Think of it like audio: a file contains bass notes (low frequency) and high-pitched details (high frequency). An image block similarly contains gradual gradients (low frequency) and fine edges (high frequency).
The DCT converts each 8×8 block into 64 frequency coefficients. The top-left represents the average color (DC component); bottom-right represents fine details (AC components).
Why 8×8 Blocks?
Smaller blocks reduce compression efficiency. Larger blocks increase computational cost without proportional quality gains. The 8×8 size was standardized in 1992 and remains optimal.

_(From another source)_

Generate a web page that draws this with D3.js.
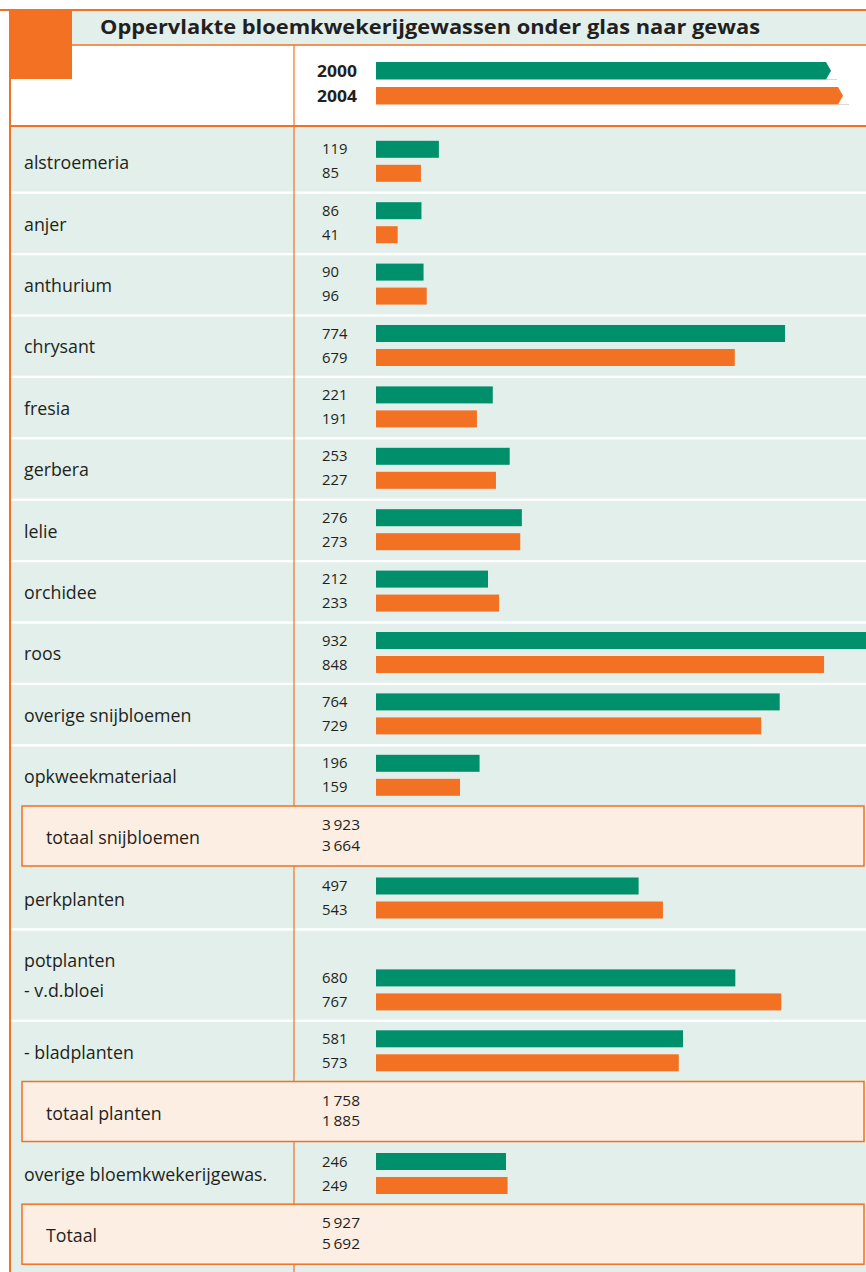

Step 4: Quantization — The Lossy Step
Each DCT coefficient is divided by a value from a quantization matrix, then rounded. The matrix has small divisors for important low-frequency components and large divisors for high-frequency details — many become zero, discarding fine detail entirely.
The “quality slider” controls this quantization aggressiveness. Quality 100: almost nothing lost. Quality 20: most detail removed — visible “blocky” artifacts appear.
Step 5: Entropy Coding
The final step applies lossless packing:
- Run-Length Encoding: Consecutive zeros stored as a single count
- Huffman Coding: Frequent values get shorter binary codes
- Zigzag Scanning: Diagonal reading groups zeros together for better RLE
3. Inside Lossless Compression: The PNG Pipeline
Stage 1: Predictive Filtering
PNG stores the difference between each pixel and a predicted value based on neighbors. Five filter types — None, Sub, Up, Average, Paeth — are tested per row. For images with similar-color regions, differences are mostly zero, enabling excellent compression.
Stage 2: DEFLATE Compression
Filtered data is compressed using DEFLATE (same as ZIP files):
- LZ77: Finds repeated byte sequences, replaces with back-references
- Huffman Coding: Shorter codes for frequent symbols
Why PNG Files Vary So Much
A 500×500 screenshot with 10 colors might be 15KB as PNG but 800KB as JPEG. A 500×500 photo might be 1.2MB as PNG but 80KB as JPEG. Efficiency depends on how predictable adjacent pixels are.
4. The Modern Era: WebP
Google's WebP borrows from video compression (VP8/VP9) to surpass both JPEG and PNG:
- Variable block sizes: 4×4 to 16×16, adapting to content
- Intra-frame prediction: Predicts blocks from already-decoded neighbors
- Arithmetic coding: More efficient than Huffman (extra 5-10% reduction)
- Loop filtering: Smooths block boundaries to reduce visible artifacts
Result: files 25-35% smaller than JPEG at equivalent quality, and 26% smaller than PNG losslessly.
5. Bringing It to the Browser: WebAssembly
WebAssembly enables near-native performance directly in browsers, eliminating the need for server-side processing.
Native Speed
Wasm runs at 80-95% of native C/C++ speed. Libraries like MozJPEG and cwebp are compiled to Wasm for browser execution.
Privacy by Architecture
All processing happens in the browser's sandboxed runtime. Image data never touches a server — an architectural guarantee.
When you drop an image onto InstaShrink:
- File API: Browser reads the image locally — no network request
- Canvas Decoding: Browser converts file into raw pixel data
- Wasm Compression: Full DCT/quantization/entropy pipeline runs locally
- Blob Output: Compressed file assembled in browser memory
- Download: File offered via generated object URL — no network
6. Practical Takeaways
Quality 80 ≠ 80% of original quality
Settings aren't linear. 95→80 saves ~60% with barely visible changes. The “sweet spot” for web images is 75-85.
Never re-compress a JPEG
Each cycle runs quantization on degraded data, compounding artifacts (“generation loss”). Always compress from the original.
Format choice matters more than compression level
The right format at moderate compression always outperforms the wrong format at maximum compression.